For this exercise, repeat all of the material verbatim apart from its images.

## Available data
begin
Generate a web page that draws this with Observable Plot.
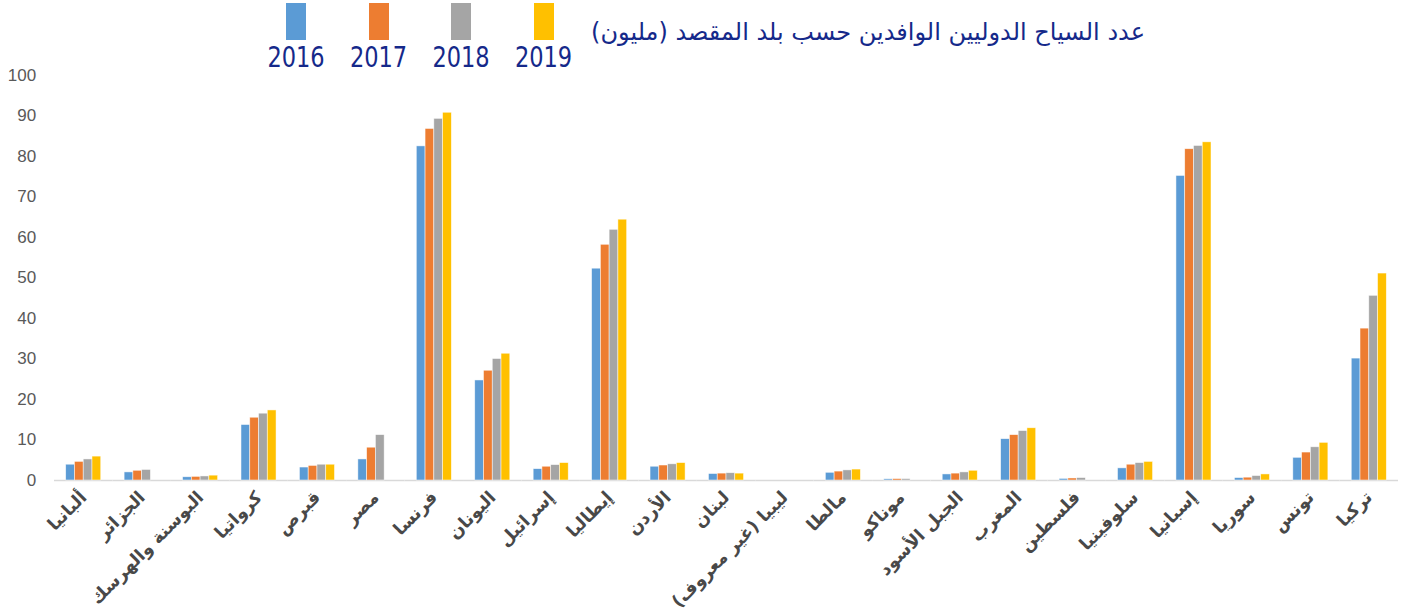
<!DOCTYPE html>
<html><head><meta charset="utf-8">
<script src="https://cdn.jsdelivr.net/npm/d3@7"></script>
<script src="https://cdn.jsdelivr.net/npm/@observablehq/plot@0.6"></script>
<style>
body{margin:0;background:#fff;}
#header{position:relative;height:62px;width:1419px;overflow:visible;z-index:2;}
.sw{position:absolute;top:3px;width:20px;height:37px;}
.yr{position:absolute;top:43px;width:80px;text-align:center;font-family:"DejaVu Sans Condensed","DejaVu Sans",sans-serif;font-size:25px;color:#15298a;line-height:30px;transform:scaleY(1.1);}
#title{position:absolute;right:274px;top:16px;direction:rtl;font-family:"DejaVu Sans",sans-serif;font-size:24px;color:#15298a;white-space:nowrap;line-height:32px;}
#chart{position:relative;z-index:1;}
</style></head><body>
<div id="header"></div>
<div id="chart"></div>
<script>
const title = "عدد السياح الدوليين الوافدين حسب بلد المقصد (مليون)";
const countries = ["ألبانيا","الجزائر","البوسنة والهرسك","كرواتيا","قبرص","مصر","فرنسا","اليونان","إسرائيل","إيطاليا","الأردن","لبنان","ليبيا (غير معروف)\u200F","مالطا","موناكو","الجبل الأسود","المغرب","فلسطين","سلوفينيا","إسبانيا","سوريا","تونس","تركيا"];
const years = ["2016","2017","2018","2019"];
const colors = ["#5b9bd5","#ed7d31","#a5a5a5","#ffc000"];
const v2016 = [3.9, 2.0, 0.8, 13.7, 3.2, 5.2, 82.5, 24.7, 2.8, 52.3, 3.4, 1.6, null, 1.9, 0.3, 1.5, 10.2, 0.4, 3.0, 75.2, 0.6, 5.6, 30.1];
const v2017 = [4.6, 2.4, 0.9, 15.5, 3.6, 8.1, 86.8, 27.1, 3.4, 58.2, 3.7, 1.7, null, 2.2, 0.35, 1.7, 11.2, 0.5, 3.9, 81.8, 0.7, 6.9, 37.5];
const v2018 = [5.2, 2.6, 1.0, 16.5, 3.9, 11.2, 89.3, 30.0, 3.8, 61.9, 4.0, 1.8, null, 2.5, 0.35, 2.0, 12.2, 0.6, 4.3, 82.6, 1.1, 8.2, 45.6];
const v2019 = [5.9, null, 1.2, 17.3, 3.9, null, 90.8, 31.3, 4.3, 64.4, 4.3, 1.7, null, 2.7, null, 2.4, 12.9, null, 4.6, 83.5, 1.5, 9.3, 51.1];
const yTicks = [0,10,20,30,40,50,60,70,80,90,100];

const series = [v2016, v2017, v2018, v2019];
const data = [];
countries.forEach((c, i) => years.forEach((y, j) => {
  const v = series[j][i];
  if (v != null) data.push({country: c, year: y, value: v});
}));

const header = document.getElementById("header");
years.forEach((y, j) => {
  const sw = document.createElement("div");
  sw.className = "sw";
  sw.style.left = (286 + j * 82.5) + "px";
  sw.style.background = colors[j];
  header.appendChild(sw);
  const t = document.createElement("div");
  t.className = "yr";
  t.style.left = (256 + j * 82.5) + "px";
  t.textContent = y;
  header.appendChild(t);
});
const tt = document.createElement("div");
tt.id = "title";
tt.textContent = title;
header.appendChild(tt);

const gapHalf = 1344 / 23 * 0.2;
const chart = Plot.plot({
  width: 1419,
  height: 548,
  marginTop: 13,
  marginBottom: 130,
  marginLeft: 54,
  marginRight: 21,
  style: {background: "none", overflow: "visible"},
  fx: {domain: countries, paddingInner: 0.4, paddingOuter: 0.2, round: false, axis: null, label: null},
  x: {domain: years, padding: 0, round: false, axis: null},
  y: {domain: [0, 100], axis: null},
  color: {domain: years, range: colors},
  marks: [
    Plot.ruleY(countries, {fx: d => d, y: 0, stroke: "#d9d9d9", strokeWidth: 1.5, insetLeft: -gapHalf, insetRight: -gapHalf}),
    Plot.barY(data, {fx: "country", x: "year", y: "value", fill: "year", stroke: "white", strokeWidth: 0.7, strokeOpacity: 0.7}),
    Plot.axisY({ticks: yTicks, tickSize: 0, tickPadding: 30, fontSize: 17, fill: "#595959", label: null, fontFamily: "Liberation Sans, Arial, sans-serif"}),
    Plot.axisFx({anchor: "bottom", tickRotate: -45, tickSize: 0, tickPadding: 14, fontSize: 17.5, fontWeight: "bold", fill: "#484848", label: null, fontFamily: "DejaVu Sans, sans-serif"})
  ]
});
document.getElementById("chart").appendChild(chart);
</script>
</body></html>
end
## Output below
Generate a web page that draws this with Observable Plot.
<!DOCTYPE html>
<html><head><meta charset="utf-8">
<script src="https://cdn.jsdelivr.net/npm/d3@7"></script>
<script src="https://cdn.jsdelivr.net/npm/@observablehq/plot@0.6"></script>
<style>
body{margin:0;background:#fff;}
#header{position:relative;height:62px;width:1419px;overflow:visible;z-index:2;}
.sw{position:absolute;top:3px;width:20px;height:37px;}
.yr{position:absolute;top:43px;width:80px;text-align:center;font-family:"DejaVu Sans Condensed","DejaVu Sans",sans-serif;font-size:25px;color:#15298a;line-height:30px;transform:scaleY(1.1);}
#title{position:absolute;right:274px;top:16px;direction:rtl;font-family:"DejaVu Sans",sans-serif;font-size:24px;color:#15298a;white-space:nowrap;line-height:32px;}
#chart{position:relative;z-index:1;}
</style></head><body>
<div id="header"></div>
<div id="chart"></div>
<script>
const title = "عدد السياح الدوليين الوافدين حسب بلد المقصد (مليون)";
const countries = ["ألبانيا","الجزائر","البوسنة والهرسك","كرواتيا","قبرص","مصر","فرنسا","اليونان","إسرائيل","إيطاليا","الأردن","لبنان","ليبيا (غير معروف)\u200F","مالطا","موناكو","الجبل الأسود","المغرب","فلسطين","سلوفينيا","إسبانيا","سوريا","تونس","تركيا"];
const years = ["2016","2017","2018","2019"];
const colors = ["#5b9bd5","#ed7d31","#a5a5a5","#ffc000"];
const v2016 = [3.9, 2.0, 0.8, 13.7, 3.2, 5.2, 82.5, 24.7, 2.8, 52.3, 3.4, 1.6, null, 1.9, 0.3, 1.5, 10.2, 0.4, 3.0, 75.2, 0.6, 5.6, 30.1];
const v2017 = [4.6, 2.4, 0.9, 15.5, 3.6, 8.1, 86.8, 27.1, 3.4, 58.2, 3.7, 1.7, null, 2.2, 0.35, 1.7, 11.2, 0.5, 3.9, 81.8, 0.7, 6.9, 37.5];
const v2018 = [5.2, 2.6, 1.0, 16.5, 3.9, 11.2, 89.3, 30.0, 3.8, 61.9, 4.0, 1.8, null, 2.5, 0.35, 2.0, 12.2, 0.6, 4.3, 82.6, 1.1, 8.2, 45.6];
const v2019 = [5.9, null, 1.2, 17.3, 3.9, null, 90.8, 31.3, 4.3, 64.4, 4.3, 1.7, null, 2.7, null, 2.4, 12.9, null, 4.6, 83.5, 1.5, 9.3, 51.1];
const yTicks = [0,10,20,30,40,50,60,70,80,90,100];

const series = [v2016, v2017, v2018, v2019];
const data = [];
countries.forEach((c, i) => years.forEach((y, j) => {
  const v = series[j][i];
  if (v != null) data.push({country: c, year: y, value: v});
}));

const header = document.getElementById("header");
years.forEach((y, j) => {
  const sw = document.createElement("div");
  sw.className = "sw";
  sw.style.left = (286 + j * 82.5) + "px";
  sw.style.background = colors[j];
  header.appendChild(sw);
  const t = document.createElement("div");
  t.className = "yr";
  t.style.left = (256 + j * 82.5) + "px";
  t.textContent = y;
  header.appendChild(t);
});
const tt = document.createElement("div");
tt.id = "title";
tt.textContent = title;
header.appendChild(tt);

const gapHalf = 1344 / 23 * 0.2;
const chart = Plot.plot({
  width: 1419,
  height: 548,
  marginTop: 13,
  marginBottom: 130,
  marginLeft: 54,
  marginRight: 21,
  style: {background: "none", overflow: "visible"},
  fx: {domain: countries, paddingInner: 0.4, paddingOuter: 0.2, round: false, axis: null, label: null},
  x: {domain: years, padding: 0, round: false, axis: null},
  y: {domain: [0, 100], axis: null},
  color: {domain: years, range: colors},
  marks: [
    Plot.ruleY(countries, {fx: d => d, y: 0, stroke: "#d9d9d9", strokeWidth: 1.5, insetLeft: -gapHalf, insetRight: -gapHalf}),
    Plot.barY(data, {fx: "country", x: "year", y: "value", fill: "year", stroke: "white", strokeWidth: 0.7, strokeOpacity: 0.7}),
    Plot.axisY({ticks: yTicks, tickSize: 0, tickPadding: 30, fontSize: 17, fill: "#595959", label: null, fontFamily: "Liberation Sans, Arial, sans-serif"}),
    Plot.axisFx({anchor: "bottom", tickRotate: -45, tickSize: 0, tickPadding: 14, fontSize: 17.5, fontWeight: "bold", fill: "#484848", label: null, fontFamily: "DejaVu Sans, sans-serif"})
  ]
});
document.getElementById("chart").appendChild(chart);
</script>
</body></html>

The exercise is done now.